Stored items =>
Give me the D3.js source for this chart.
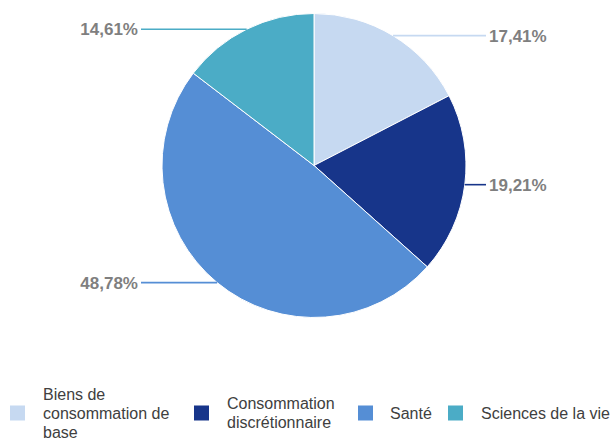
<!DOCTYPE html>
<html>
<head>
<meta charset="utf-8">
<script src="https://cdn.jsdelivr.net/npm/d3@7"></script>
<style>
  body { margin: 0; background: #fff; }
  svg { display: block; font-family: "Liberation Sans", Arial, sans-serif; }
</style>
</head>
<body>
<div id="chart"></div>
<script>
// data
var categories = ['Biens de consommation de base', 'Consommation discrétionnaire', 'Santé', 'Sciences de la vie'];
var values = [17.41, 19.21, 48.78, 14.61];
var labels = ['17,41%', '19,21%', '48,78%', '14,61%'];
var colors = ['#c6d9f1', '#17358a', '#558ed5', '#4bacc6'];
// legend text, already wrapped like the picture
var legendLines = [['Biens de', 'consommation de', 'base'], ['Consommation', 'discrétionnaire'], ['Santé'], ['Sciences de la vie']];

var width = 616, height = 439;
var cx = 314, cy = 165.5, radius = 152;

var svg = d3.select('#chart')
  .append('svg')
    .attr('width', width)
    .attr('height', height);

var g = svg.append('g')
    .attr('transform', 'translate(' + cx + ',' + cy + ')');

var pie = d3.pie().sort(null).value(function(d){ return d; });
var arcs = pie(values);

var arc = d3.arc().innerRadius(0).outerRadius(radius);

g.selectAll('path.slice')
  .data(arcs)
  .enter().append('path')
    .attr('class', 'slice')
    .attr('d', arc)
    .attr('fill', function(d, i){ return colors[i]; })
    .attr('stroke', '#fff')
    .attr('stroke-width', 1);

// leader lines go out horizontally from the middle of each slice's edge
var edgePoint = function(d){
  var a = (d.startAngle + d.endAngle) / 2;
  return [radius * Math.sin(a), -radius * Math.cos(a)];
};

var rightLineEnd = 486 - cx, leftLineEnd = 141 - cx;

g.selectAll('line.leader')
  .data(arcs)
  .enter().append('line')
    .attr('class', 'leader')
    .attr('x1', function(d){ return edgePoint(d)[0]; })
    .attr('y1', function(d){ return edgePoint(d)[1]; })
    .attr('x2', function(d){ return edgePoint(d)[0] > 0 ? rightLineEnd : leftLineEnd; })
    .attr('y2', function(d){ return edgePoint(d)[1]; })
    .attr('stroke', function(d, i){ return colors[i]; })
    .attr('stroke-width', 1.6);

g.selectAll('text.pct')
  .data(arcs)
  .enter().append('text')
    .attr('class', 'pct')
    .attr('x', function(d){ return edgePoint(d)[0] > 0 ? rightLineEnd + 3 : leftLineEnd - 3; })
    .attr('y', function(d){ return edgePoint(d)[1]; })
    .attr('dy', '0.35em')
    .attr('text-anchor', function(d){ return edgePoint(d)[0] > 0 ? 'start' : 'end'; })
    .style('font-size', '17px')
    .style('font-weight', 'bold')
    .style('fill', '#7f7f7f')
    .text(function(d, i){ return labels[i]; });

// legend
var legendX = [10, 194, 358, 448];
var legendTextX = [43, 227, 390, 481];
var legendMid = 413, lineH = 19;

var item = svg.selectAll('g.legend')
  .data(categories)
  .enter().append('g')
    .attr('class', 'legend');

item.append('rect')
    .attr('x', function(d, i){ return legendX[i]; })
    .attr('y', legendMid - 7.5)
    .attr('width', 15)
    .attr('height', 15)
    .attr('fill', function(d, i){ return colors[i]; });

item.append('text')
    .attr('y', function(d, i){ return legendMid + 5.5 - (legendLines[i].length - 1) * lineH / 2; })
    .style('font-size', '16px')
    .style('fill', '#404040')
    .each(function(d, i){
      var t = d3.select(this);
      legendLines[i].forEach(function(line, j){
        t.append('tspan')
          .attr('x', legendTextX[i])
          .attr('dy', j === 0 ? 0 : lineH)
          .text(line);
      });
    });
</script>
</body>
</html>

--

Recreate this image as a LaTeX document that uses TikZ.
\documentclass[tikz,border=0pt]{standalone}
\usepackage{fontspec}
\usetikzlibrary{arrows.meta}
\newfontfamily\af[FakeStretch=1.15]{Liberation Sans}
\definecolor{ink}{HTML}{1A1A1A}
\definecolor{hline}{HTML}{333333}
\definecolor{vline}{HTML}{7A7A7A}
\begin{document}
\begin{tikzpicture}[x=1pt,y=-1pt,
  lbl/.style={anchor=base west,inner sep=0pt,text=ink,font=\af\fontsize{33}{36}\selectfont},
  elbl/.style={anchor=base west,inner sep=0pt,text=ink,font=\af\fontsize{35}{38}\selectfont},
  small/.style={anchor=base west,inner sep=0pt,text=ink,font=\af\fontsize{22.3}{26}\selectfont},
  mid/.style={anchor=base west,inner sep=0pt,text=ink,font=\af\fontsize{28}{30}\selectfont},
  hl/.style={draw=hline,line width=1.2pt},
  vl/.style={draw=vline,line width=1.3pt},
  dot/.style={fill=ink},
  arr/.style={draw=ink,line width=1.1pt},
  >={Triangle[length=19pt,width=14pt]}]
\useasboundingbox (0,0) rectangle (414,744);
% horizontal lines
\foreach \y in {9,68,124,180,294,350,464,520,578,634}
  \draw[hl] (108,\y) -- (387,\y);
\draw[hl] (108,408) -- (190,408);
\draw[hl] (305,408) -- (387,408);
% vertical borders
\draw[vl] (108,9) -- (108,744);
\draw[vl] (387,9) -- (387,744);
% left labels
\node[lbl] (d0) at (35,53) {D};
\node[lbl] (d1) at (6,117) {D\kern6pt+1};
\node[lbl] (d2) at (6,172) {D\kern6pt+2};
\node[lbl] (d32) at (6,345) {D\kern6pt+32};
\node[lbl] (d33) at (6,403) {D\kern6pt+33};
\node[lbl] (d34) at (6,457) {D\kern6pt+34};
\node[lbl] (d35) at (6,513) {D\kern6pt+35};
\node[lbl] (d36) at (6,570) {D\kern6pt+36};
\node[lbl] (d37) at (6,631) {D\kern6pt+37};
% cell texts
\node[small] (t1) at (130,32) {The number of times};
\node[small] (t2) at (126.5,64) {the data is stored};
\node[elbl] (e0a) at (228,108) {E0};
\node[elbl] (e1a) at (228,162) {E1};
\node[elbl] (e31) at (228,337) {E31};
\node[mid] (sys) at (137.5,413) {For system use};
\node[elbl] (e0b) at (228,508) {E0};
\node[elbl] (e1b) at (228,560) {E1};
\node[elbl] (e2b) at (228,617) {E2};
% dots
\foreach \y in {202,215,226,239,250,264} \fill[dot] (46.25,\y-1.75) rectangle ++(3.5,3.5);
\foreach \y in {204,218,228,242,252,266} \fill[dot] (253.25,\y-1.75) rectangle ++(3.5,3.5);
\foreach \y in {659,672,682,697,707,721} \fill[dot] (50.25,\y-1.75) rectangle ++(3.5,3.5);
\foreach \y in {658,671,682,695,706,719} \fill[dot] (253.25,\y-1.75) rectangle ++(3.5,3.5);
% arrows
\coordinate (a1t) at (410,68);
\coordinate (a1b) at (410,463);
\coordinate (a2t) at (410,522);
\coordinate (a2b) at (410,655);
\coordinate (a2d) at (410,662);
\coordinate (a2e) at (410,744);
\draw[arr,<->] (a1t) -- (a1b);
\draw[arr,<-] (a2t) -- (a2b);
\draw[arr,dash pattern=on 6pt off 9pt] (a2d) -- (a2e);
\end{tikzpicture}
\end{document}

---

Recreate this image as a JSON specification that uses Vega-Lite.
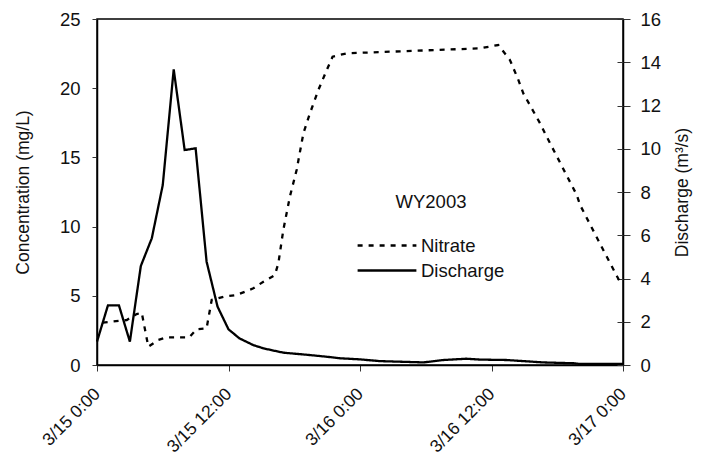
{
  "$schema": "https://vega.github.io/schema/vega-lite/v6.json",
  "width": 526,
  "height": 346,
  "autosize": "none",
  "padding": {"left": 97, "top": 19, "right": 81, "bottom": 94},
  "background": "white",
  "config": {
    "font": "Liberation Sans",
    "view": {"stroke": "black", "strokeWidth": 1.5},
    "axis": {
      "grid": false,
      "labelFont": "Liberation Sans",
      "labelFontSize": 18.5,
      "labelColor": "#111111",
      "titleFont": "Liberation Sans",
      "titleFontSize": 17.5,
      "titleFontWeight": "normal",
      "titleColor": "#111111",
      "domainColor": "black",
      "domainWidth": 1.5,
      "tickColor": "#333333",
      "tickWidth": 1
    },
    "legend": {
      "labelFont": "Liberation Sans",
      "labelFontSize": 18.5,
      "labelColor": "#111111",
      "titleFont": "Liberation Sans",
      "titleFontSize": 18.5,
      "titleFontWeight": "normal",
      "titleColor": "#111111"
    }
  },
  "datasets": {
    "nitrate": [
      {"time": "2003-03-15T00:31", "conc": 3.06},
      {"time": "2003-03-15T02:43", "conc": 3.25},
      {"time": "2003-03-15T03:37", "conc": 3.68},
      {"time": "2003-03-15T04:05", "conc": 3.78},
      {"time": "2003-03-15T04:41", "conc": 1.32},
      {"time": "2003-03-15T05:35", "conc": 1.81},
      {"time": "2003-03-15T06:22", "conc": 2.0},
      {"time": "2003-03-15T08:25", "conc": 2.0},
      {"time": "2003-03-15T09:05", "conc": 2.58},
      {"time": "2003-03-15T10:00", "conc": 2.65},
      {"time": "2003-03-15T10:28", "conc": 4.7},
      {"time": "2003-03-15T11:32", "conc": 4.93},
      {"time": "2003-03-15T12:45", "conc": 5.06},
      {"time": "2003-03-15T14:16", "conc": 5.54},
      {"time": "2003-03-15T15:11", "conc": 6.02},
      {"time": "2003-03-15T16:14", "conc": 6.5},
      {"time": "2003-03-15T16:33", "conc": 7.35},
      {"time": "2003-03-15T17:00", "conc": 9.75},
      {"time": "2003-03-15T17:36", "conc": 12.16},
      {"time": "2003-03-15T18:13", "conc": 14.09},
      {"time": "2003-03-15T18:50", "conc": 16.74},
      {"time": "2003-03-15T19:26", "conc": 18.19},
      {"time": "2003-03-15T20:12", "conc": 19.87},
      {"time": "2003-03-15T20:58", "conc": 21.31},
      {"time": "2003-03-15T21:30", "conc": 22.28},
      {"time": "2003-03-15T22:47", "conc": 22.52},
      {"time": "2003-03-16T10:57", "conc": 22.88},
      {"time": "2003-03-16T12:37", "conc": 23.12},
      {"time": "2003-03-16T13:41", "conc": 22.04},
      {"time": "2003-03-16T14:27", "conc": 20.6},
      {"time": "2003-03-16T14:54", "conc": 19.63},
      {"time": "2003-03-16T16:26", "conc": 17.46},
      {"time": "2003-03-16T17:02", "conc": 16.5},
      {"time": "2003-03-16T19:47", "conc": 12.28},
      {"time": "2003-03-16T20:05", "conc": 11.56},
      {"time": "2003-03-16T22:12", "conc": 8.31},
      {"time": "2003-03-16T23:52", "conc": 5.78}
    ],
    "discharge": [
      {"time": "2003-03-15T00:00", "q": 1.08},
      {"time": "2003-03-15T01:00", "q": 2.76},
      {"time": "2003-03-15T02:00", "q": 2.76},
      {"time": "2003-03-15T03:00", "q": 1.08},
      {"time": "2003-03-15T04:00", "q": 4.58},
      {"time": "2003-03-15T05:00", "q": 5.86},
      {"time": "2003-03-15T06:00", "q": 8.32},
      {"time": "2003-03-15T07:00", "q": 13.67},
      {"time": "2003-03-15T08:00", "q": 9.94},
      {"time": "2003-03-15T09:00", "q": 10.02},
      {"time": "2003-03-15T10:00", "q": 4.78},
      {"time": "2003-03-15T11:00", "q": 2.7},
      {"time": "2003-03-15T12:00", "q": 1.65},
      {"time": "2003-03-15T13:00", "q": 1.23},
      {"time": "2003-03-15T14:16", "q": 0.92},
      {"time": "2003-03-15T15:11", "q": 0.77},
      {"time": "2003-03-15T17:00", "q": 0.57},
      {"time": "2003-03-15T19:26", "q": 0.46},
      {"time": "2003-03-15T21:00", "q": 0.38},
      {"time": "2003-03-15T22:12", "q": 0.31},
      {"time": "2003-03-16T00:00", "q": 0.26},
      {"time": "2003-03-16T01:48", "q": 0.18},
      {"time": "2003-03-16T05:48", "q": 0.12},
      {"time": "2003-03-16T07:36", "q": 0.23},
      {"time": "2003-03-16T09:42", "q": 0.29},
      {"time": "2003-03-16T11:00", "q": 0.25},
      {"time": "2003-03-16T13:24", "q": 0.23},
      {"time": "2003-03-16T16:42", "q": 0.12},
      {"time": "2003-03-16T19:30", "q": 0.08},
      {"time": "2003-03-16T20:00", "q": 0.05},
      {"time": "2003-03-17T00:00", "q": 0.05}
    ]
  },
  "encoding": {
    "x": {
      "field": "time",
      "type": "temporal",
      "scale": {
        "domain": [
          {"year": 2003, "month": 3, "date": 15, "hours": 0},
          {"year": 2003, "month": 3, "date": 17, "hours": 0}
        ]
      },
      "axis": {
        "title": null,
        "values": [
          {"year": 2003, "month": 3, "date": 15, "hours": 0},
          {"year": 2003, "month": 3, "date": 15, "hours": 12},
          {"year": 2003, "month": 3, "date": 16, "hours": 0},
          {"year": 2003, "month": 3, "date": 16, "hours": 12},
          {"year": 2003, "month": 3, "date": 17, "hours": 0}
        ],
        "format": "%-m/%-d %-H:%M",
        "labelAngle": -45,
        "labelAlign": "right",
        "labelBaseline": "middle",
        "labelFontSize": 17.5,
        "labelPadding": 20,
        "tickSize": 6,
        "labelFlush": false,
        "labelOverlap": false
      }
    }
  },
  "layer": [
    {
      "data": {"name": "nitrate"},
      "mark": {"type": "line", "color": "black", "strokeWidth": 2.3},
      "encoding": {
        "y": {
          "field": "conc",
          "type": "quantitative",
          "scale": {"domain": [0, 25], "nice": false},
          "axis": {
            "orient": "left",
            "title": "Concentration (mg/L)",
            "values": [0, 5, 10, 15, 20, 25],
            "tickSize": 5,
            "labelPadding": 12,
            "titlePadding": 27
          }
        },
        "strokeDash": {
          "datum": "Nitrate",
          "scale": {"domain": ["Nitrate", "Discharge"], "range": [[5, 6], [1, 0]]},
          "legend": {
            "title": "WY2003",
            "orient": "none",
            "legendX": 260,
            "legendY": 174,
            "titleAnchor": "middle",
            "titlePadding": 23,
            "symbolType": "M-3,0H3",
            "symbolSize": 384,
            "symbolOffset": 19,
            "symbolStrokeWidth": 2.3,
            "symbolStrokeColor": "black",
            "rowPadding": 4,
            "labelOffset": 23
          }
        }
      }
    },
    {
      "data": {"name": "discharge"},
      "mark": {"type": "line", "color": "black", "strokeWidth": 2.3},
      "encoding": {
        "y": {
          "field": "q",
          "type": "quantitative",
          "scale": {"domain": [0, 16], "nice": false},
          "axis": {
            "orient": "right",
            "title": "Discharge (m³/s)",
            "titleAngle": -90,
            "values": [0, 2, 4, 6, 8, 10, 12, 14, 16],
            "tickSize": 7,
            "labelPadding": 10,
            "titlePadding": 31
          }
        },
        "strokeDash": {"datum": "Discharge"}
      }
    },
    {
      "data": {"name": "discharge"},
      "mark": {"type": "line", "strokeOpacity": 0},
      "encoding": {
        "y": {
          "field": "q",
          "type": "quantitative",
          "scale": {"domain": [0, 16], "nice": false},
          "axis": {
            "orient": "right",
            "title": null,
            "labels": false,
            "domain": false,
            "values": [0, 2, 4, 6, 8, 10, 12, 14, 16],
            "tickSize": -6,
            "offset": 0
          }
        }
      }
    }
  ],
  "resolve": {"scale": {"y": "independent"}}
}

Exercise instructions =>
Copy exactly the material above from the line with "Give me the D3.js source for this chart." to the line with "var arcs = pie(values);", ends included, and nothing else. Leave out any picture.

Reply to the task =>
Give me the D3.js source for this chart.
<!DOCTYPE html>
<html>
<head>
<meta charset="utf-8">
<script src="https://cdn.jsdelivr.net/npm/d3@7"></script>
<style>
  body { margin: 0; background: #fff; }
  svg { display: block; font-family: "Liberation Sans", Arial, sans-serif; }
</style>
</head>
<body>
<div id="chart"></div>
<script>
// data
var categories = ['Biens de consommation de base', 'Consommation discrétionnaire', 'Santé', 'Sciences de la vie'];
var values = [17.41, 19.21, 48.78, 14.61];
var labels = ['17,41%', '19,21%', '48,78%', '14,61%'];
var colors = ['#c6d9f1', '#17358a', '#558ed5', '#4bacc6'];
// legend text, already wrapped like the picture
var legendLines = [['Biens de', 'consommation de', 'base'], ['Consommation', 'discrétionnaire'], ['Santé'], ['Sciences de la vie']];

var width = 616, height = 439;
var cx = 314, cy = 165.5, radius = 152;

var svg = d3.select('#chart')
  .append('svg')
    .attr('width', width)
    .attr('height', height);

var g = svg.append('g')
    .attr('transform', 'translate(' + cx + ',' + cy + ')');

var pie = d3.pie().sort(null).value(function(d){ return d; });
var arcs = pie(values);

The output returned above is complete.